El fracaso de Colima

Autor: 
JOSÉ BUENDÍA HEGEWISCH

05 de diciembre 2015

La anulación en Colima tiene sabor a fracaso general, aunque se presente como ejemplo de intervención de la justicia electoral para evitar in  extremis la consumación de un fraude. Nada que reprochar a la obligación del Tribunal Electoral de sancionar un delito, ni de limpiar una elección, pero esa narrativa es insuficiente para inocular el mensaje para la democracia que deja desconocer el voto en un estado con el récord de dos comicios anulados y sin conocer aún la alternancia en el gobierno. 

El mayor consenso de la construcción democrática de los últimos 30 años ha sido reconocer y proteger el valor del voto hasta el último que emita cada ciudadano y defina un triunfo, aunque éste sea por la mínima diferencia. Eso es lo que no se logró en Colima  y se proyecta un mal precedente para próximos comicios con resultados tan cerrados como éste. Ahí ganaron los que apostaron a definir el resultado fuera de las urnas con estrategas, abogados y recursos con qué torcer la legalidad del proceso.

En una primera lectura podría verse como el regreso al pasado de vicios y trampas.
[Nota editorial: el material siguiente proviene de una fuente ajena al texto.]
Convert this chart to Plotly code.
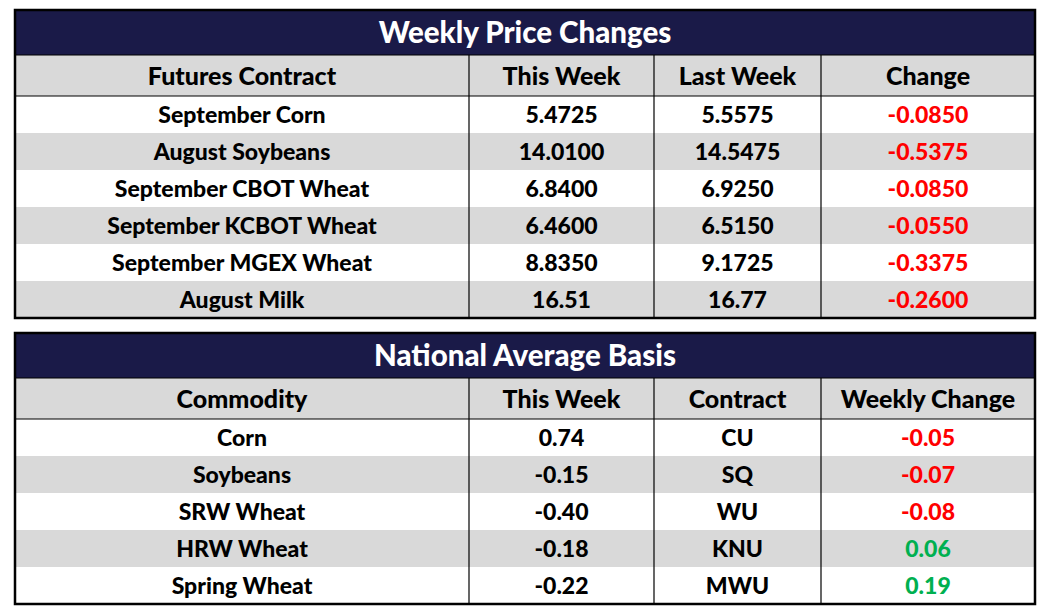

Las denuncias de “muertos que votan”, manipulación del padrón o la injerencia de funcionarios del gobierno, recuerdan, en efecto, las plagas de otras épocas. Que se han tratado de combatir con una reforma electoral tras otra hasta la más reciente que creó el Instituto Nacional Electoral y  que, precisamente, se justificó en la necesidad de sacar las manos de los gobernadores de los procesos locales. El problema, sin embargo, no es solamente la persistencia de viejas prácticas autoritarias que  preservan la anormalidad democrática en los estados, sino también la recurrencia de nuevos fenómenos pensados para enturbiar el proceso. Me refiero a la judicialización de la política como estrategia para lograr en tribunales lo que no se consiga en las urnas.
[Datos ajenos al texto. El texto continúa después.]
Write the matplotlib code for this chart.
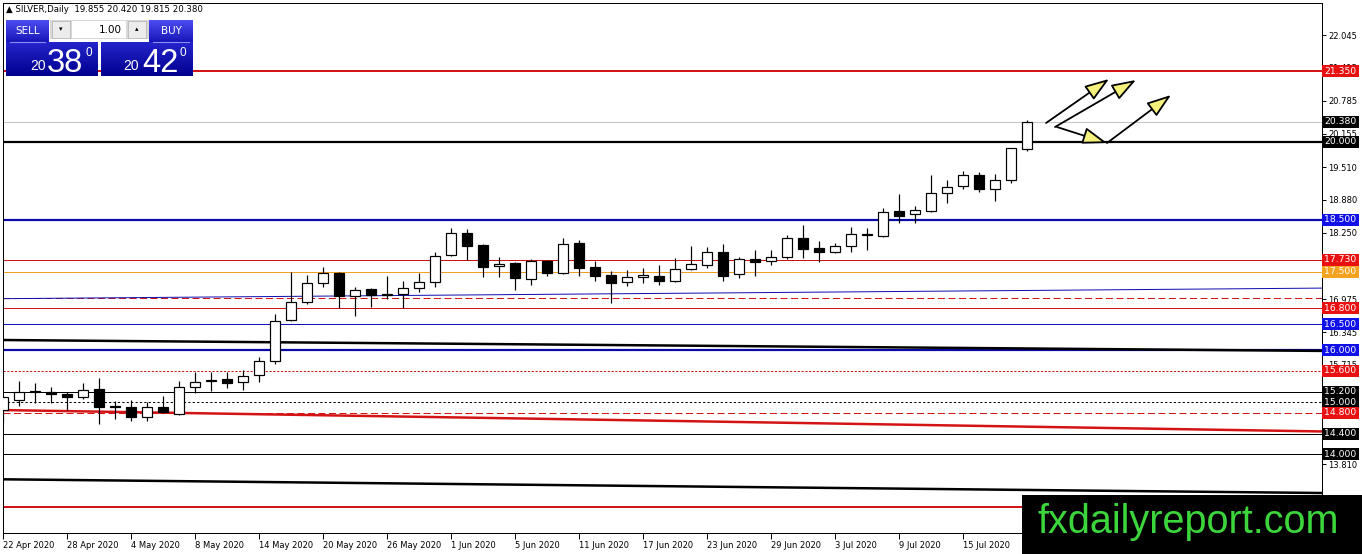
import pandas as pd
import numpy as np
import matplotlib
matplotlib.use('Agg')
import matplotlib.pyplot as plt
from matplotlib.patches import Rectangle
from matplotlib.colors import LinearSegmentedColormap

# daily silver candles, 22 Apr 2020 - 21 Jul 2020
opens = [14.86, 15.04, 15.19, 15.19, 15.15, 15.10, 15.25, 14.92, 14.90, 14.71,
         14.90, 14.77, 15.29, 15.40, 15.44, 15.38, 15.52, 15.80, 16.58, 16.92,
         17.29, 17.48, 17.04, 17.17, 17.06, 17.08, 17.19, 17.31, 17.83, 18.25,
         18.02, 17.62, 17.67, 17.37, 17.71, 17.48, 18.06, 17.60, 17.44, 17.31,
         17.40, 17.42, 17.33, 17.56, 17.63, 17.88, 17.46, 17.75, 17.71, 17.79,
         18.15, 17.96, 17.88, 18.00, 18.21, 18.19, 18.67, 18.62, 18.67, 19.02,
         19.15, 19.35, 19.10, 19.27, 19.855]
highs = [15.12, 15.40, 15.37, 15.29, 15.19, 15.37, 15.46, 15.02, 15.04, 15.00,
         15.12, 15.40, 15.58, 15.58, 15.58, 15.62, 15.87, 16.69, 17.50, 17.44,
         17.60, 17.50, 17.21, 17.19, 17.42, 17.33, 17.48, 17.88, 18.35, 18.33,
         18.04, 17.79, 17.69, 17.75, 17.73, 18.15, 18.12, 17.71, 17.52, 17.54,
         17.58, 17.63, 17.77, 18.00, 17.98, 18.04, 17.79, 17.92, 17.92, 18.21,
         18.40, 18.10, 18.06, 18.37, 18.35, 18.73, 19.00, 18.77, 19.35, 19.27,
         19.44, 19.42, 19.37, 19.88, 20.420]
lows = [14.62, 14.92, 14.98, 14.98, 14.85, 15.06, 14.58, 14.67, 14.65, 14.65,
        14.79, 14.75, 15.17, 15.21, 15.27, 15.23, 15.38, 15.73, 16.55, 16.88,
        17.21, 16.81, 16.65, 16.83, 16.98, 16.81, 17.12, 17.21, 17.80, 17.73,
        17.40, 17.40, 17.15, 17.25, 17.42, 17.46, 17.42, 17.33, 16.90, 17.23,
        17.29, 17.25, 17.31, 17.54, 17.58, 17.33, 17.38, 17.42, 17.63, 17.75,
        17.77, 17.69, 17.87, 17.88, 17.92, 18.17, 18.44, 18.44, 18.65, 18.83,
        19.10, 19.04, 18.87, 19.21, 19.815]
closes = [15.10, 15.19, 15.20, 15.15, 15.10, 15.23, 14.90, 14.90, 14.71, 14.90,
          14.81, 15.29, 15.38, 15.41, 15.37, 15.50, 15.79, 16.56, 16.92, 17.29,
          17.48, 17.04, 17.15, 17.06, 17.08, 17.19, 17.31, 17.81, 18.25, 18.00,
          17.60, 17.65, 17.38, 17.71, 17.48, 18.04, 17.58, 17.42, 17.29, 17.40,
          17.44, 17.33, 17.56, 17.65, 17.88, 17.42, 17.75, 17.69, 17.79, 18.15,
          17.94, 17.88, 18.00, 18.23, 18.23, 18.65, 18.58, 18.69, 19.02, 19.13,
          19.35, 19.10, 19.27, 19.87, 20.380]
dates = pd.bdate_range('2020-04-22', periods=len(opens))

# price scale ticks on the right (some labels sit under the price tags)
price_ticks = [22.045, 21.415, 20.785, 20.155, 19.510, 18.880, 18.250, 17.620,
               16.975, 16.345, 15.715, 15.080, 14.450, 13.810, 13.180]
hidden_ticks = [17.620, 15.080, 14.450, 13.180]

# horizontal levels: price, colour, width(px), style, tag colour
levels = [
    (21.350, '#d41414', 2.0, '-', '#e81010'),
    (20.380, '#c4c4c4', 1.0, '-', 'black'),
    (20.000, 'black', 2.2, '-', 'black'),
    (18.500, '#0a0aa8', 2.2, '-', '#1010e8'),
    (17.730, '#c81414', 1.0, '-', '#e81010'),
    (17.500, '#f0a020', 1.0, '-', '#f5a21e'),
    (17.000, '#d41414', 1.0, (0, (7, 3.5)), None),
    (16.800, '#d41414', 1.0, '-', '#e81010'),
    (16.500, '#1010c0', 1.0, '-', '#1010e8'),
    (16.000, '#0a0aa8', 2.2, '-', '#1010e8'),
    (15.600, '#c81414', 1.0, (0, (2.2, 1.6)), '#e81010'),
    (15.200, 'black', 1.0, '-', 'black'),
    (15.000, 'black', 1.0, (0, (2.2, 2.2)), 'black'),
    (14.800, '#d41414', 1.0, (0, (7, 3.5)), '#e81010'),
    (14.400, 'black', 1.0, '-', 'black'),
    (14.000, 'black', 1.0, '-', 'black'),
    (13.000, '#d41414', 2.0, '-', None),
]

# sloping trend lines: price at left edge, price at right edge
trend_left = [16.194, 14.850, 13.522, 16.987]
trend_right = [15.985, 14.440, 13.259, 17.190]
trend_colors = ['black', '#d41414', 'black', '#1010b0']
trend_widths = [2.5, 2.5, 2.5, 1.0]

# hand-drawn arrows (bar index, price)
arrow_from = [(65.19, 20.357), (65.75, 20.280), (65.875, 20.280), (69.0, 19.973)]
arrow_to = [(69.125, 21.201), (70.81, 21.182), (69.0, 19.973), (73.0, 20.894)]

W, H = 1362, 554
PX = 0.72  # one pixel in points
fig = plt.figure(figsize=(W / 100, H / 100), dpi=100)
fig.patch.set_facecolor('white')
ax = fig.add_axes([3 / W, (H - 533) / H, 1319 / W, 530 / H])

x_right = 1319 / 16
ax.set_xlim(0, x_right)
ax.set_ylim(12.492, 22.659)

for p, col, lw, ls, tag in levels:
    ax.axhline(p, color=col, lw=lw * PX, ls=ls, zorder=1)

for y0, y1, col, lw in zip(trend_left, trend_right, trend_colors, trend_widths):
    ax.plot([0, x_right], [y0, y1], color=col, lw=lw * PX, zorder=1,
            solid_capstyle='butt')

# candles
idx = np.arange(len(opens))
ax.vlines(idx, lows, highs, color='black', lw=1.2 * PX, zorder=2)
for i, (o, c) in enumerate(zip(opens, closes)):
    up = c >= o
    bottom = min(o, c)
    height = max(abs(c - o), 0.02)
    ax.add_patch(Rectangle((i - 0.31, bottom), 0.62, height,
                           facecolor='white' if up else 'black',
                           edgecolor='black', lw=1.2 * PX, zorder=3))

# arrows
for a, b in zip(arrow_from, arrow_to):
    ax.annotate('', xy=b, xytext=a, annotation_clip=False,
                arrowprops=dict(arrowstyle='-|>,head_length=0.75,head_width=0.26',
                                mutation_scale=20, fc='#f6f07c', ec='black',
                                lw=1.8 * PX, shrinkA=0, shrinkB=0), zorder=4)

# axes styling
for s in ax.spines.values():
    s.set_linewidth(1.0 * PX)
ax.yaxis.tick_right()
ax.set_yticks(price_ticks)
ax.set_yticklabels(['' if t in hidden_ticks else f'{t:.3f}' for t in price_ticks])
ax.tick_params(axis='y', labelsize=6, length=3, width=0.7, pad=1.5)

xt = list(range(0, len(opens), 4))
ax.set_xticks(xt)
ax.set_xticklabels([f'{dates[i].day} {dates[i]:%b %Y}' for i in xt], ha='left')
ax.tick_params(axis='x', labelsize=6, length=4, width=0.7, pad=2)

# price tags on the right scale
tr = ax.get_yaxis_transform()
tag_w = 37 / 1319
tag_h = 12 / 52.13
for p, col, lw, ls, tag in levels:
    if tag is None:
        continue
    ax.add_patch(Rectangle((1.0, p - tag_h / 2), tag_w, tag_h, transform=tr,
                           facecolor=tag, edgecolor='none', clip_on=False, zorder=6))
    ax.text(1.0 + 2 / 1319, p, f'{p:.3f}', transform=tr, color='white', fontsize=6.7,
            va='center', ha='left', clip_on=False, zorder=7)

# overlay in pixel coordinates for the trade panel and watermark
ov = fig.add_axes([0, 0, 1, 1], zorder=10)
ov.patch.set_alpha(0)
ov.axis('off')


def grad_box(x0, y0, x1, y1, top, bot):
    cmap = LinearSegmentedColormap.from_list('g', [top, bot])
    g = np.linspace(0, 1, 40).reshape(-1, 1)
    ov.imshow(g, cmap=cmap, extent=(x0, x1, y1, y0), aspect='auto',
              interpolation='bilinear', zorder=2)


ov.text(6, 9, '\u25b2 SILVER,Daily  19.855 20.420 19.815 20.380', fontsize=6.2,
        va='center', ha='left')

grad_box(6, 20, 49, 42, '#4c4cf2', '#1616b8')
grad_box(149, 20, 193, 42, '#4c4cf2', '#1616b8')
grad_box(6, 42, 98, 76, '#2424cc', '#00008e')
grad_box(101, 42, 193, 76, '#2424cc', '#00008e')
ov.plot([10, 45], [41.5, 41.5], color='#8c8cff', lw=0.8, zorder=3)
ov.plot([153, 189], [41.5, 41.5], color='#8c8cff', lw=0.8, zorder=3)
ov.add_patch(Rectangle((50, 20), 99, 19, facecolor='#d8d8d8', edgecolor='none', zorder=2))
ov.add_patch(Rectangle((52, 21), 18, 17, facecolor='#ececec', edgecolor='#b0b0b0', lw=0.5, zorder=3))
ov.add_patch(Rectangle((72, 21), 54, 17, facecolor='white', edgecolor='none', zorder=3))
ov.add_patch(Rectangle((128, 21), 18, 17, facecolor='#ececec', edgecolor='#b0b0b0', lw=0.5, zorder=3))
ov.text(61, 29.5, '\u25be', fontsize=5, ha='center', va='center', zorder=4)
ov.text(137, 29.5, '\u25b4', fontsize=5, ha='center', va='center', zorder=4)
ov.text(122, 30, '1.00', fontsize=7.5, ha='right', va='center', zorder=4)
ov.text(27.5, 31, 'SELL', fontsize=7.5, color='white', ha='center', va='center', zorder=4)
ov.text(171, 31, 'BUY', fontsize=7.5, color='white', ha='center', va='center', zorder=4)

for x20, xbig, xsup, big in [(30, 47, 85, '38'), (123, 142, 180, '42')]:
    ov.text(x20, 70, '20', fontsize=10, color='white', family='Liberation Sans',
            ha='left', va='baseline', zorder=4)
    ov.text(xbig, 72.5, big, fontsize=23.5, color='white', family='Liberation Sans',
            ha='left', va='baseline', zorder=4)
    ov.text(xsup, 55.5, '0', fontsize=8.5, color='white', family='Liberation Sans',
            ha='left', va='baseline', zorder=4)

# watermark
ov.add_patch(Rectangle((1022, 495), 340, 59, facecolor='black', edgecolor='none', zorder=5))
ov.text(1038, 533, 'fxdailyreport.com', fontsize=28.5, color='#3cd63c',
        family='Liberation Sans', ha='left', va='baseline', zorder=6)

ov.set_xlim(0, W)
ov.set_ylim(H, 0)

fig.savefig('out.png', dpi=100, facecolor='white')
La de Colima fue la elección más sucia, rijosa y de mayor litigio de los procesos electorales de junio pasado. Una prueba superveniente que presentó el Partido Acción Nacional cambió en el último minuto la sentencia de la Sala Superior que confirmaría el triunfo del candidato del Partido Revolucionario Institucional, Ignacio Peralta, por una mínima diferencia de alrededor de 500 votos respecto del panista Jorge Luis Preciado. Así venía el proyecto de dictamen  tras larga investigación que incluyó el recuento de votos y la auscultación de todas las instancias de la justicia electoral, en cuyo recorrido se denunciaron hasta fabricación de pruebas. Eso se llegó a decir de la última grabación con la voz del secretario de Desarrollo Social local en la que ordena a subordinados a operar en favor del Revolucionario Institucional y que él mismo autentificó. A todo esto habría que agregar el clima de violencia y atentado contra el exgobernador Moreno Peña, que refleja un ambiente de descomposición política local.
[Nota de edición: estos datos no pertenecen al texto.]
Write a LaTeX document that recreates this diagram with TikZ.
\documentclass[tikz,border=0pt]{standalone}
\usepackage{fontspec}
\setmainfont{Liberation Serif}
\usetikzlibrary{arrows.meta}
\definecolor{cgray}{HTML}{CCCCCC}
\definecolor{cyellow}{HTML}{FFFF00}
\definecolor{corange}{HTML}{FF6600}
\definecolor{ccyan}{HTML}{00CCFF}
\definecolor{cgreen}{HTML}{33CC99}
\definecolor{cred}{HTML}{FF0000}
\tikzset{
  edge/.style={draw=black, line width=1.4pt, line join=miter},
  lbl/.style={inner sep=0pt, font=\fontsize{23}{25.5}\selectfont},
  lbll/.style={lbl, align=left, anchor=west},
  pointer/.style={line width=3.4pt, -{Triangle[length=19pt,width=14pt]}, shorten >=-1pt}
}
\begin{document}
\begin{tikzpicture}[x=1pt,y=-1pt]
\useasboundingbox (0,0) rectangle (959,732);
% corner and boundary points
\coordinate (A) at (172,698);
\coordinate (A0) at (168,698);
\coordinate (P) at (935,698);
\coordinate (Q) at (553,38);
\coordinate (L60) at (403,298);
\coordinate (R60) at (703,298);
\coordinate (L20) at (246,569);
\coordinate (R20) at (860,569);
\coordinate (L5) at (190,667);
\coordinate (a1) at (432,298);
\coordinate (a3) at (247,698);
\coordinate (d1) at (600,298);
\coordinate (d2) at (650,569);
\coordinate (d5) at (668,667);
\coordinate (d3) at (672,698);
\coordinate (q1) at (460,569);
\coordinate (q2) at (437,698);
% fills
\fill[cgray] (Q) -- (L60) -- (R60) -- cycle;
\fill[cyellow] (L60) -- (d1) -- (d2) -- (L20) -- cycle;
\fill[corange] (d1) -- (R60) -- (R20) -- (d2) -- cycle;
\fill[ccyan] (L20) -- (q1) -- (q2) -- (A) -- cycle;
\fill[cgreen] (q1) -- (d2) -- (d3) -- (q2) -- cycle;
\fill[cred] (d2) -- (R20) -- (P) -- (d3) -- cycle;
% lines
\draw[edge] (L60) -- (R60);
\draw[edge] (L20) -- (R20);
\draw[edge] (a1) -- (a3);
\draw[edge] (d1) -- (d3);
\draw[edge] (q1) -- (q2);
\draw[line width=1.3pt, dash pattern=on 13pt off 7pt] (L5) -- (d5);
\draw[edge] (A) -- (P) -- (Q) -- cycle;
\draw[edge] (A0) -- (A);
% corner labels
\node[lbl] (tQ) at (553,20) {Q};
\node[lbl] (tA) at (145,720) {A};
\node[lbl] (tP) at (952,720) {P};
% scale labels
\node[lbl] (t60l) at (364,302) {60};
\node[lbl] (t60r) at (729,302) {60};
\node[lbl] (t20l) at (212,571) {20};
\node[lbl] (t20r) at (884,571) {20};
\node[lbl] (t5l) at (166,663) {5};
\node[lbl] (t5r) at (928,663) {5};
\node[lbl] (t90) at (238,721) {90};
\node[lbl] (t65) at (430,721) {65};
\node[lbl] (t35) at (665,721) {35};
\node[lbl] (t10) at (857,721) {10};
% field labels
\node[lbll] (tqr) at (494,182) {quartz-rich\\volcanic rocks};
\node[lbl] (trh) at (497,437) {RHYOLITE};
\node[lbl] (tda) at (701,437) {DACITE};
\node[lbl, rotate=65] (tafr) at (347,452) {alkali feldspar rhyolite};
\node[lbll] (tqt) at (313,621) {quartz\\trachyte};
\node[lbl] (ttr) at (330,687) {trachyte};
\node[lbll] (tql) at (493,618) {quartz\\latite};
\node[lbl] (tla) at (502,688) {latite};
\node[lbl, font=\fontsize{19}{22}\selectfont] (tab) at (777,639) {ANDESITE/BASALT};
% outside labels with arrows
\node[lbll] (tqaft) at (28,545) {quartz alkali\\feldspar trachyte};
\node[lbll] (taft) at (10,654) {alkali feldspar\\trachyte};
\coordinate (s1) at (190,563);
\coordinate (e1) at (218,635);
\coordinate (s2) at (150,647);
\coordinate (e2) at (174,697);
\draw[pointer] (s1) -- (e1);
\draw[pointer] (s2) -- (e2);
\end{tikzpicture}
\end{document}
Pero, tampoco, era difícil prever el desenlace cuando los partidos usaron la  campaña para preparar su impugnación. Sobre todo si se sabía que la competencia era muy cerrada ¿por qué el fraude no se presentó en la elección para el Congreso local? ¿Por qué en las investigaciones no se pudo comprobar la operación del gobierno en favor del PRI hasta que se conoció el audio? ¿Qué tan decisiva es la influencia del funcionario para desechar el voto de 300 mil colimenses?

Las respuestas son materia de controversia, como muestra el fallo dividido de los magistrados. Incluso, hay preguntas sobre el papel de la política en la decisión, por ejemplo, como en las “concertacesiones” de los noventa entre PRI y PAN. Pero en cualquier caso se envía otra vez un pésimo mensaje sobre la cultura democrática de los jugadores  cuando su imagen está impregnada de descrédito. En los últimos 30 años de construcción democrática hemos fortalecido las formas para repartir el poder, pero, como muestró la anulación, aún no acabamos de valorar a cabalidad el voto.